From a productivity standpoint, there are several reasons for businesses to embrace the cloud. Here are a few key reasons:

  1. The cloud is cost-effective: Cloud computing has changed the conversation from capital expenditures to operational expenditures that are more predictable. For instance, using the Microsoft Azure cloud platform is 70 to 80 percent more cost-efficient than traditional procurement of hardware and software and data centers. The cloud offers a subscription-based model, which offers tremendous cost savings and makes it possible for any organization to use advanced features like video conferencing, screen-sharing and coauthoring.
  2. The cloud supports agility: Especially in businesses with seasonal peaks, there’s a great advantage to acquiring resources where and when you need them. Cloud computing makes it easy to scale your infrastructure and services up and down, supporting agility from both a cost and operational standpoint.
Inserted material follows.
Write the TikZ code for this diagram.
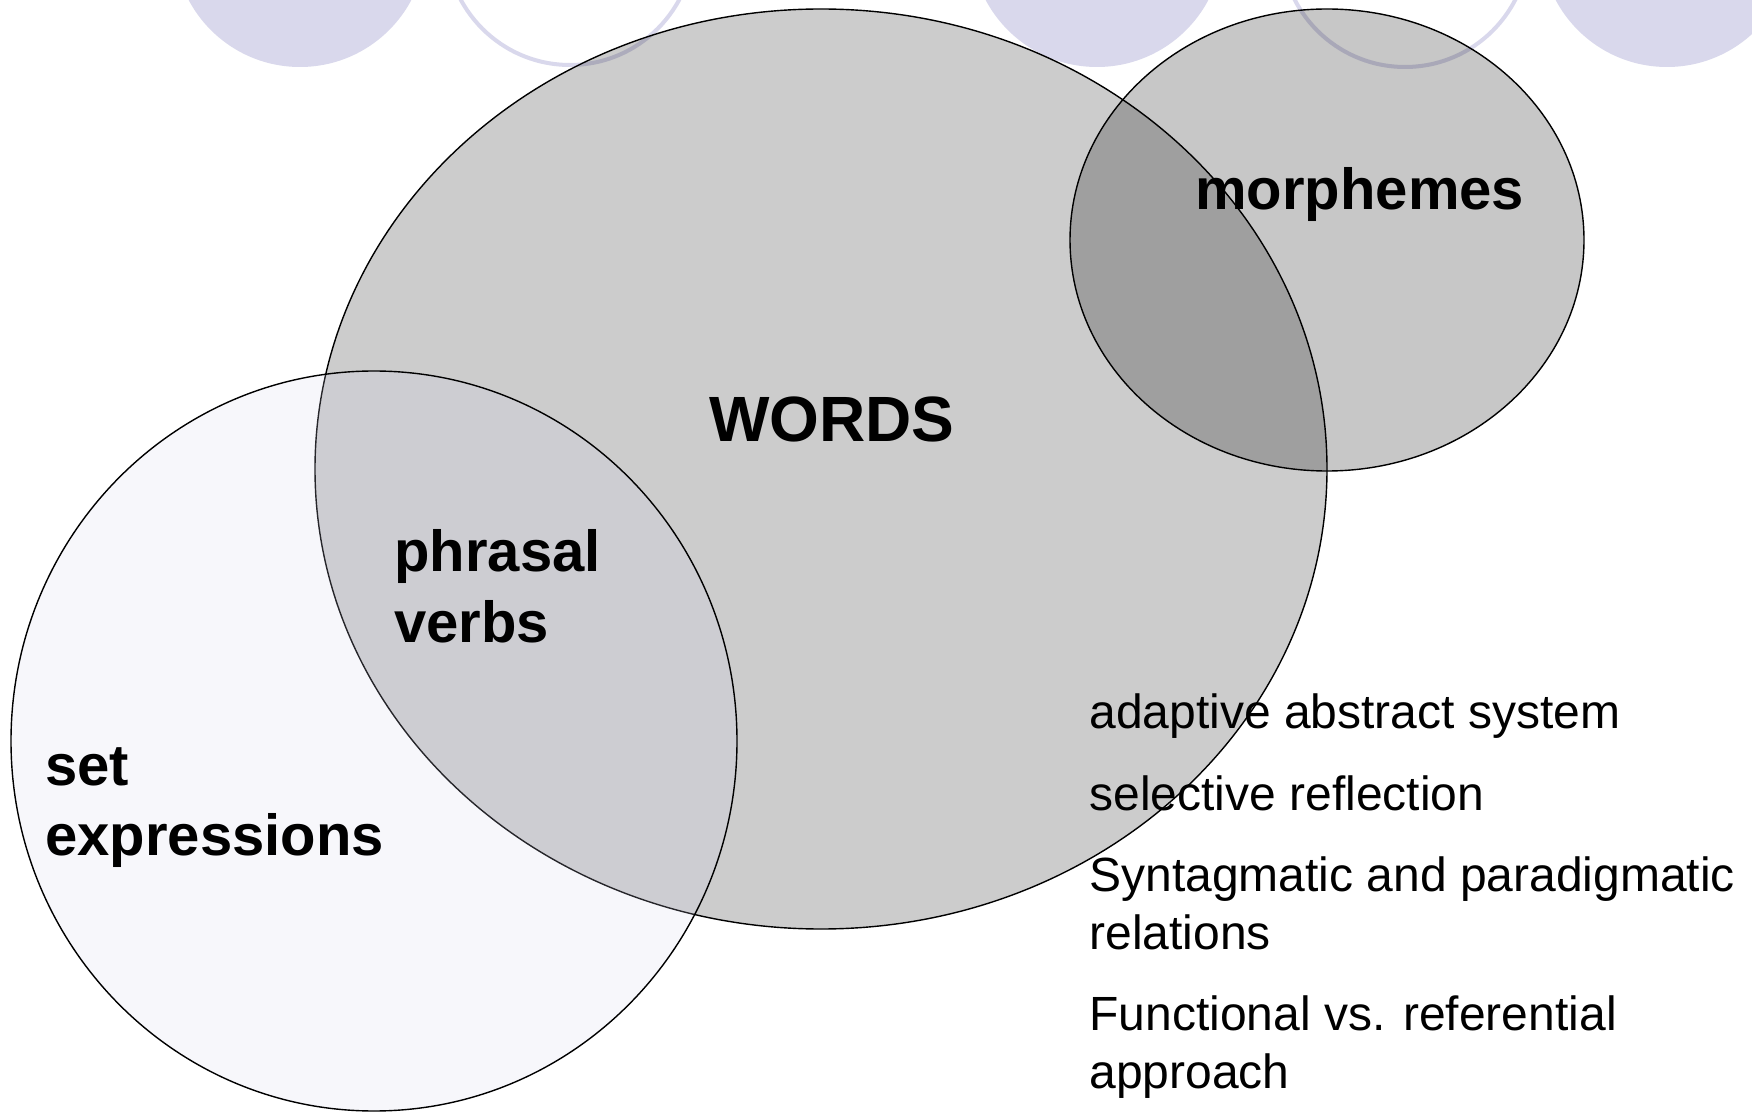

  3. The cloud helps you keep pace with innovation: Technology is evolving rapidly in the cloud, driving business innovation. In more traditional software development, a provider might release an upgrade every one to three years. With cloud computing, companies like Microsoft are able to scrap that slow process for constant innovation.Microsoft has adopted a “mobile first, cloud first” focus and proposed a 90-day release cycle that allows it to turn on new features and rapidly deploy new solutions. Microsoft used to deploy product in segments: email, files, collaboration solutions, business intelligence and so on. Now, it is providing updates to those elements in a highly unified platform such as Office 365.

In a broader sense, cloud computing is also changing how people work. By allowing employees to access content and enterprise collaboration solutions from mobile devices, people are able to work and collaborate effectively with anyone from anywhere. By presenting a new way of working, the cloud is transforming organizations and helping people become more efficient and productive regardless of where they’re located.